Tuesday, March 10, 2009

HEA HS&P Festival of Learning

Today I traveled to the University of Wolverhampton's Wallsall Campus for the first day of the Higher Education Academy Health Sciences and Practice Subject Centre, Festival of Learning.

I went primarily to put up a poster reporting the work of a project I was involved i led by Dr Pam Moule at UWE & funded by the HEA subject centre in which we carried out a survey and case studies to identify the elearning applications being used in HEIs and share examples of innovative individual and organisational best practice. I was told today that the reviewers had finished looking at it & once we have done a few minor edits it will be published. This should be in a few weeks and I will add details on this blog.

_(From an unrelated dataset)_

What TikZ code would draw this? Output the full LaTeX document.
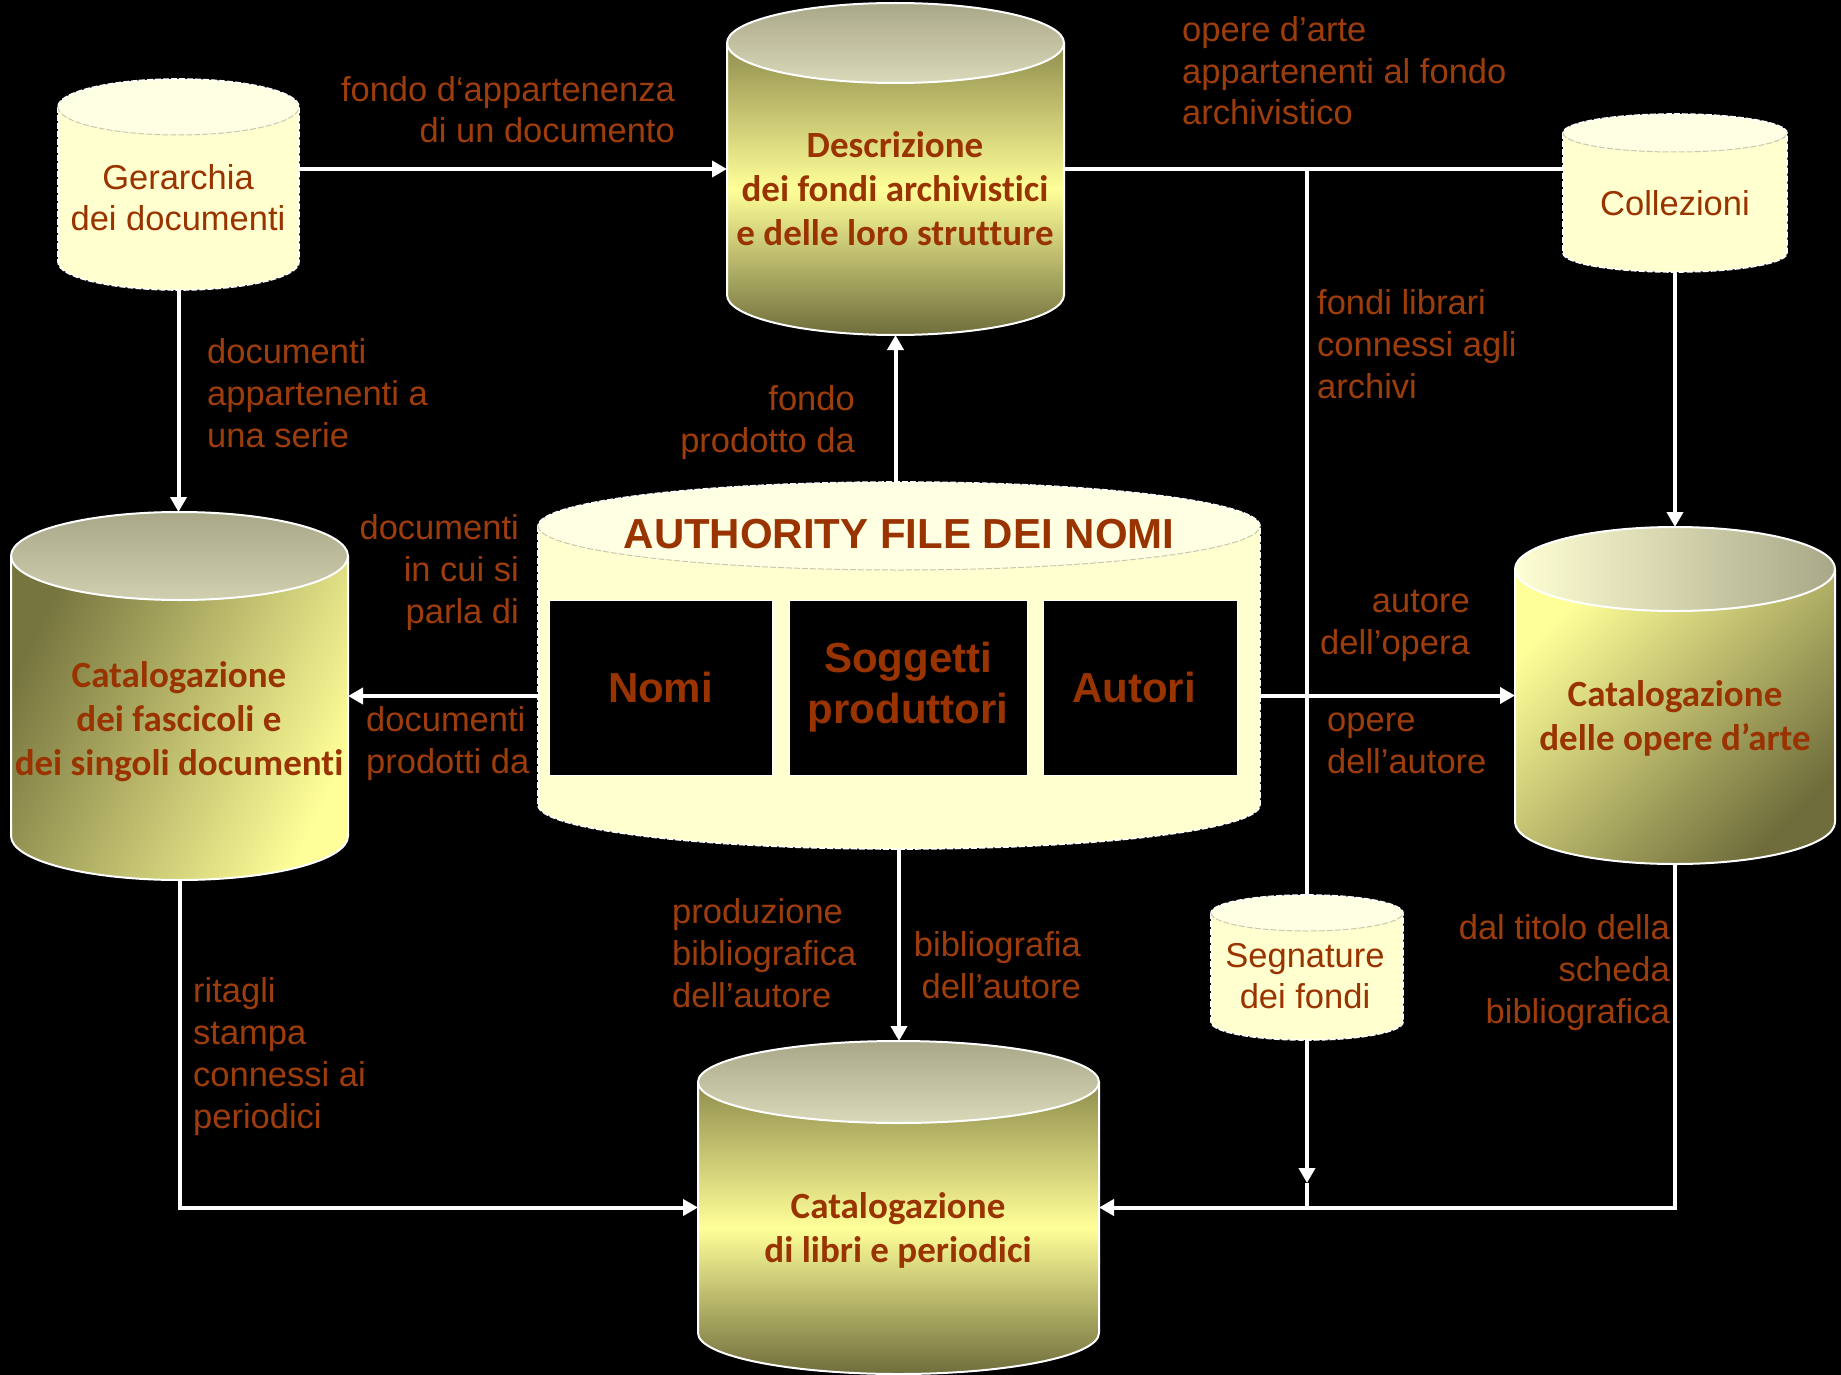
\documentclass[tikz,border=0pt]{standalone}
\usepackage{fontspec}
\setmainfont{Liberation Sans}
\newfontfamily\calib[Ligatures=NoCommon]{Carlito}
\usetikzlibrary{arrows.meta}

\definecolor{textc}{HTML}{993300}
\definecolor{labelc}{HTML}{9E3D0C}
\definecolor{lightbody}{HTML}{FFFFD0}
\definecolor{lighttop}{HTML}{FFFFE4}
\definecolor{seamc}{HTML}{C8C8B0}
\definecolor{ybright}{HTML}{FFFF99}
\definecolor{olivetop}{HTML}{8F8D4C}
\definecolor{olivebot}{HTML}{6F6D3B}
\definecolor{olivedark}{HTML}{77753F}
\definecolor{capdark}{HTML}{A8A787}
\definecolor{caplight}{HTML}{DAD9BA}
\definecolor{capbright}{HTML}{FFFFD4}

% shaded database cylinder: name, cx, top cy, bottom cy, rx, ry, body style, cap style
\newcommand{\solidcyl}[8]{%
  \path[#7] ({#2-#5},#3) -- ({#2-#5},#4)
    arc[start angle=180,end angle=360,x radius=#5pt,y radius=#6pt]
    -- ({#2+#5},#3) -- cycle;
  \path[#8] (#2,#3) ellipse[x radius=#5pt,y radius=#6pt];
  \draw[cylrim] ({#2-#5},#3) -- ({#2-#5},#4)
    arc[start angle=180,end angle=360,x radius=#5pt,y radius=#6pt]
    -- ({#2+#5},#3);
  \draw[cylrim] (#2,#3) ellipse[x radius=#5pt,y radius=#6pt];
  \node[cylframe, minimum width={2*#5pt}, minimum height={(#4-#3+2*#6)*1pt}]
    (#1) at (#2,{(#3+#4)/2}) {};
}

% pale cylinder with a dashed rim: name, cx, top cy, bottom cy, rx, ry
\newcommand{\lightcyl}[6]{%
  \path[fill=lightbody] ({#2-#5},#3) -- ({#2-#5},#4)
    arc[start angle=180,end angle=360,x radius=#5pt,y radius=#6pt]
    -- ({#2+#5},#3)
    arc[start angle=0,end angle=180,x radius=#5pt,y radius=#6pt] -- cycle;
  \path[fill=lighttop] (#2,#3) ellipse[x radius=#5pt,y radius=#6pt];
  \draw[lightrim] ({#2-#5},#3) -- ({#2-#5},#4)
    arc[start angle=180,end angle=360,x radius=#5pt,y radius=#6pt]
    -- ({#2+#5},#3)
    arc[start angle=0,end angle=180,x radius=#5pt,y radius=#6pt] -- cycle;
  \draw[lightseam] ({#2-#5},#3)
    arc[start angle=180,end angle=360,x radius=#5pt,y radius=#6pt];
  \node[cylframe, minimum width={2*#5pt}, minimum height={(#4-#3+2*#6)*1pt}]
    (#1) at (#2,{(#3+#4)/2}) {};
}

\tikzset{
  cylframe/.style={rectangle, draw=none, inner sep=0pt, outer sep=0pt},
  cylrim/.style={draw=white, line width=2pt},
  lightrim/.style={draw=white, line width=1.6pt, dash pattern=on 6pt off 2pt},
  lightseam/.style={draw=seamc, line width=1pt, dash pattern=on 6pt off 2pt},
  boldtitle/.style={text=textc, font=\calib\bfseries\fontsize{37}{44}\selectfont,
    align=center, inner sep=0pt, anchor=base},
  plaintitle/.style={text=textc, font=\fontsize{34.5}{41}\selectfont,
    align=center, inner sep=0pt, anchor=base},
  innerbox/.style={fill=black, draw=white, line width=1pt, text=textc,
    font=\bfseries\fontsize{42}{51}\selectfont, align=center, inner sep=0pt},
  lab/.style={text=labelc, font=\fontsize{34.5}{41.8}\selectfont, inner sep=0pt},
  labl/.style={lab, align=left, anchor=base west},
  labr/.style={lab, align=right, anchor=base east},
  wire/.style={draw=white, line width=4pt},
  arr/.style={wire, -{Triangle[length=15pt,width=16pt]}},
}

\begin{document}
\begin{tikzpicture}[x=1pt, y=-1pt]
  \fill[black] (0,0) rectangle (1841,1375);
  \useasboundingbox (0,0) rectangle (1841,1375);

  \coordinate (segtip) at (1307,1183);

  % cylinders
  \lightcyl{ger}{178.5}{107}{262}{120.5}{28}
  \solidcyl{desc}{895.5}{43}{295}{168.5}{40}
    {top color=olivetop, bottom color=olivebot, middle color=ybright}
    {top color=capdark, bottom color=caplight}
  \lightcyl{coll}{1675}{133}{253}{112}{19}
  \solidcyl{fasc}{179.5}{556}{836}{168.5}{44}
    {top color=olivedark, bottom color=ybright, shading angle=65}
    {top color=capdark, bottom color=caplight!80!capdark}
  \lightcyl{auth}{899}{526}{805}{361}{44}
  \solidcyl{opere}{1675}{569}{822}{160}{42}
    {top color=ybright, bottom color=olivebot, shading angle=45}
    {left color=capbright, right color=capdark}
  \solidcyl{libri}{898.5}{1082}{1333}{200.5}{41}
    {top color=olivetop, bottom color=olivebot, middle color=ybright}
    {top color=capdark, bottom color=caplight}
  \lightcyl{seg}{1307}{913}{1022}{96}{18}

  % connectors
  \coordinate (j1) at (seg.north |- desc.east);
  \draw[arr] (ger.east |- desc.west) -- (desc.west);
  \draw[arr] (ger.south) -- (ger.south |- fasc.north);
  \draw[arr] (desc.south |- auth.north) -- (desc.south);
  \draw[arr] (auth.west |- fasc.east) -- (fasc.east);
  \draw[arr] (auth.east |- opere.west) -- (opere.west);
  \draw[arr] (auth.south) -- (auth.south |- libri.north);
  \draw[arr] (fasc.south) -- (fasc.south |- libri.west) -- (libri.west);
  \draw[wire] (desc.east) -- (desc.east -| coll.west);
  \draw[wire] (j1) -- (seg.north);
  \draw[arr] (seg.south) -- (segtip);
  \draw[wire] (segtip) -- (segtip |- libri.east);
  \draw[arr] (coll.south) -- (opere.north);
  \draw[arr] (opere.south) -- (opere.south |- libri.east) -- (libri.east);

  % texts inside the cylinders (anchored at the last baseline)
  \node[plaintitle] (gerT) at (178,230) {Gerarchia\\dei documenti};
  \node[boldtitle] (descT) at (895,245) {Descrizione\\dei fondi archivistici\\e delle loro strutture};
  \node[plaintitle] (collT) at (1675,215) {Collezioni};
  \node[boldtitle] (fascT) at (179,775) {Catalogazione\\dei fascicoli e\\dei singoli documenti};
  \node[text=textc, font=\bfseries\fontsize{42}{50}\selectfont, inner sep=0pt, anchor=base]
    (authT) at (899,548) {AUTHORITY FILE DEI NOMI};
  \node[boldtitle] (opereT) at (1675,750) {Catalogazione\\delle opere d’arte};
  \node[boldtitle] (libriT) at (898,1262) {Catalogazione\\di libri e periodici};
  \node[plaintitle] (segT) at (1305,1008) {Segnature\\dei fondi};

  % the three sections of the authority file
  \node[innerbox, minimum width=223pt, minimum height=175pt] (nomi) at (660.5,687.5) {Nomi};
  \node[innerbox, minimum width=238pt, minimum height=175pt] (sogg) at (908,687.5) {Soggetti\\produttori};
  \node[innerbox, minimum width=194pt, minimum height=175pt] (autori) at (1140,687.5) {\hspace*{-12pt}Autori};

  % connector labels (anchored at the last baseline)
  \node[labr] (l1) at (675,143) {fondo d‘appartenenza\\di un documento};
  \node[labl] (l2) at (1182,125) {opere d’arte\\appartenenti al fondo\\archivistico};
  \node[labl] (l3) at (207,447) {documenti\\appartenenti a\\una serie};
  \node[labr] (l4) at (855,452) {fondo\\prodotto da};
  \node[labl] (l5) at (1317,398) {fondi librari\\connessi agli\\archivi};
  \node[labr] (l6) at (519,623) {documenti\\in cui si\\parla di};
  \node[labl] (l7) at (366,773) {documenti\\prodotti da};
  \node[labr] (l8) at (1470,654) {autore\\dell’opera};
  \node[labl] (l9) at (1327,773) {opere\\dell’autore};
  \node[labl] (l10) at (672,1007) {produzione\\bibliografica\\dell’autore};
  \node[labr] (l11) at (1081,998) {bibliografia\\dell’autore};
  \node[labr] (l12) at (1670,1023) {dal titolo della\\scheda\\bibliografica};
  \node[labl] (l13) at (193,1128) {ritagli\\stampa\\connessi ai\\periodici};
\end{tikzpicture}
\end{document}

The conference was opened by Dr Margaret Sills, the Academic Director of the centre who welcomed participants and dealt with "housekeeping issues" including, for the first time, the use of text messaging to contact the organisers within the Festival of Learning" and to submit questions for the expert panel on Thursday. Margaret then introduced the first Keynote speaker.

Healthy Universities: Practising what we preach? was the topic of Mark Dooris, the director of the Healthy Settings Development Unit at the University of Central Lancashire. He set out the background to his recent work and examined why universities should be a part of the wider healthy settings work and what make their specific issues different from the Healthy Schools project and similar work. He described the different approaches in HEIs from the survey work his recently undertaken for the HEA & Department of Health. They had concluded that there is a need fr some national work, albeit with a "light touch" flexible and responsive framework to take this forward.

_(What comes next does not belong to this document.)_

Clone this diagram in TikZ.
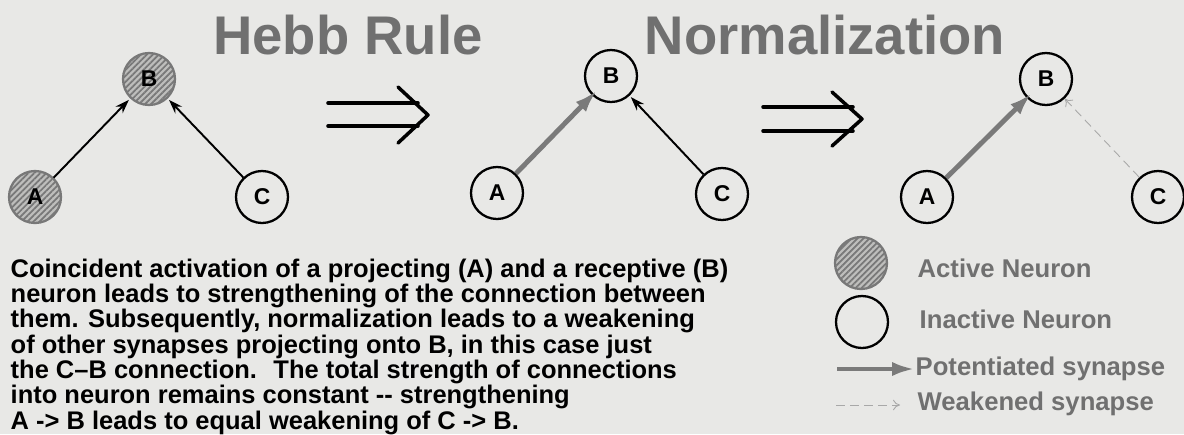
\documentclass[tikz,border=0pt]{standalone}
\usepackage{fontspec}
\setmainfont{Liberation Sans}
\usetikzlibrary{arrows.meta,patterns.meta}
\definecolor{paper}{RGB}{232,232,230}
\definecolor{inkgray}{RGB}{112,112,112}
\definecolor{hatchdark}{RGB}{120,120,120}
\definecolor{hatchlight}{RGB}{190,190,188}
\definecolor{strongsyn}{RGB}{122,122,122}
\definecolor{weaksyn}{RGB}{168,168,168}

\begin{document}
\begin{tikzpicture}[x=0.02cm,y=-0.02cm,thick,line join=round,>={Stealth[length=8pt,width=5.5pt]},
    neuron/.style={circle,draw,line width=1.3pt,minimum size=1.04cm,inner sep=0pt,
      font=\bfseries\fontsize{13}{13}\selectfont},
    activeneuron/.style={neuron,draw=hatchdark,preaction={fill=hatchlight},
      pattern={Lines[angle=45,distance=2.4pt,line width=1pt]},pattern color=hatchdark},
    synapse/.style={->,line width=1.1pt,shorten >=1pt},
    potentiated/.style={-{Latex[length=13pt,width=8pt]},line width=2.8pt,draw=strongsyn},
    weakened/.style={-{To[length=4pt,width=6pt]},line width=0.5pt,draw=weaksyn,dash pattern=on 5pt off 3pt},
    heading/.style={anchor=base,text=inkgray,font=\bfseries\fontsize{31}{31}\selectfont},
    legendtext/.style={anchor=base west,inner sep=0pt,text=inkgray,font=\bfseries\fontsize{14.6}{14.6}\selectfont},
    implies/.style={line width=2pt,line cap=round}]
                \fill[paper] (0,0) rectangle (1184,434);
                \useasboundingbox (0,0) rectangle (1184,434);
                \node[heading] (hebbtitle) at (348,54) {Hebb Rule};
                \node[heading] (normtitle) at (825,54) {Normalization};
                % before
                \node[activeneuron] (a1) at (35,197) {A};
                \node[activeneuron] (b1) at (149,79) {B};
                \node[neuron] (c1) at (262,197) {C};
                \draw[synapse] (a1) -- (b1);
                \draw[synapse] (c1) -- (b1);
                \draw[implies] (328,103) -- (418,103);
                \draw[implies] (328,126) -- (418,126);
                \draw[implies] (398,87) -- (428,115) -- (398,143);
                % after hebb
                \node[neuron] (a2) at (497,193) {A};
                \node[neuron] (b2) at (611,76) {B};
                \node[neuron] (c2) at (722,194) {C};
                \draw[potentiated,shorten >=-4pt] (a2) -- (b2);
                \draw[synapse] (c2) -- (b2);
                \draw[implies] (763,107) -- (853,107);
                \draw[implies] (763,131) -- (853,131);
                \draw[implies] (832,92) -- (862,119) -- (832,146);
                % after normalization
                \node[neuron] (a3) at (927,197) {A};
                \node[neuron] (b3) at (1046,79) {B};
                \node[neuron] (c3) at (1158,197) {C};
                \draw[potentiated,shorten >=-4pt] (a3) -- (b3);
                \draw[weakened] (c3) -- (b3);
                % caption
                \node[anchor=base west,align=left,inner sep=0pt,
                  font=\bfseries\fontsize{14.5}{14.4}\selectfont] (caption) at (10,429)
                  {Coincident activation of a projecting (A) and a receptive (B)\\
                   neuron leads to strengthening of the connection between\\
                   them. Subsequently, normalization leads to a weakening\\
                   of other synapses projecting onto B, in this case just\\
                   the C--B connection.~ The total strength of connections\\
                   into neuron remains constant -{}- strengthening\\
                   A -> B leads to equal weakening of C -> B.};
                % legend
                \node[activeneuron] (activekey) at (861,263) {};
                \node[neuron] (inactivekey) at (862,322) {};
                \node[legendtext] (activelabel) at (917,277) {Active Neuron};
                \node[legendtext] (inactivelabel) at (919,328) {Inactive Neuron};
                \node[legendtext] (potlabel) at (915,375) {Potentiated synapse};
                \node[legendtext] (weaklabel) at (917,410) {Weakened synapse};
                \coordinate (potstart) at (837,369);
                \coordinate (weakstart) at (836,405);
                \coordinate (weakend) at (900,405);
                \draw[potentiated] (potstart) -- (potstart -| potlabel.west);
                \draw[weakened] (weakstart) -- (weakend);
              \end{tikzpicture}
\end{document}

I next attended a workshop led by Alan Hilliard and Jenny Lorimer from the University of Hertfordshire describing their experiences with podcasting and the use of Electronic Voting Systems (EVS). They amde their workshop tuely interactive by getting participants to group together to come up with benefits and issues with large groups lectures and then very rapidly getting a "volunteer" from each group to record a two minute podcast on mobile MP3 recorders. These will be made available on the subject centre website at:

They then described how large group lectures had been replaced in a radiography module by podcasts which the students accessed in advance of small group work, which had been well evaluated by staff and students. The Q&A session drew out a variety of approaches, success stories and difficulties from other institutions. This was followed by some participative demonstrations of the Turning Point EVS including the use of conditional branching where the information presented depended on the group response to previous questions, which I'd not seen before.

I will be back for the final day of the Festival of Learning on Thursday.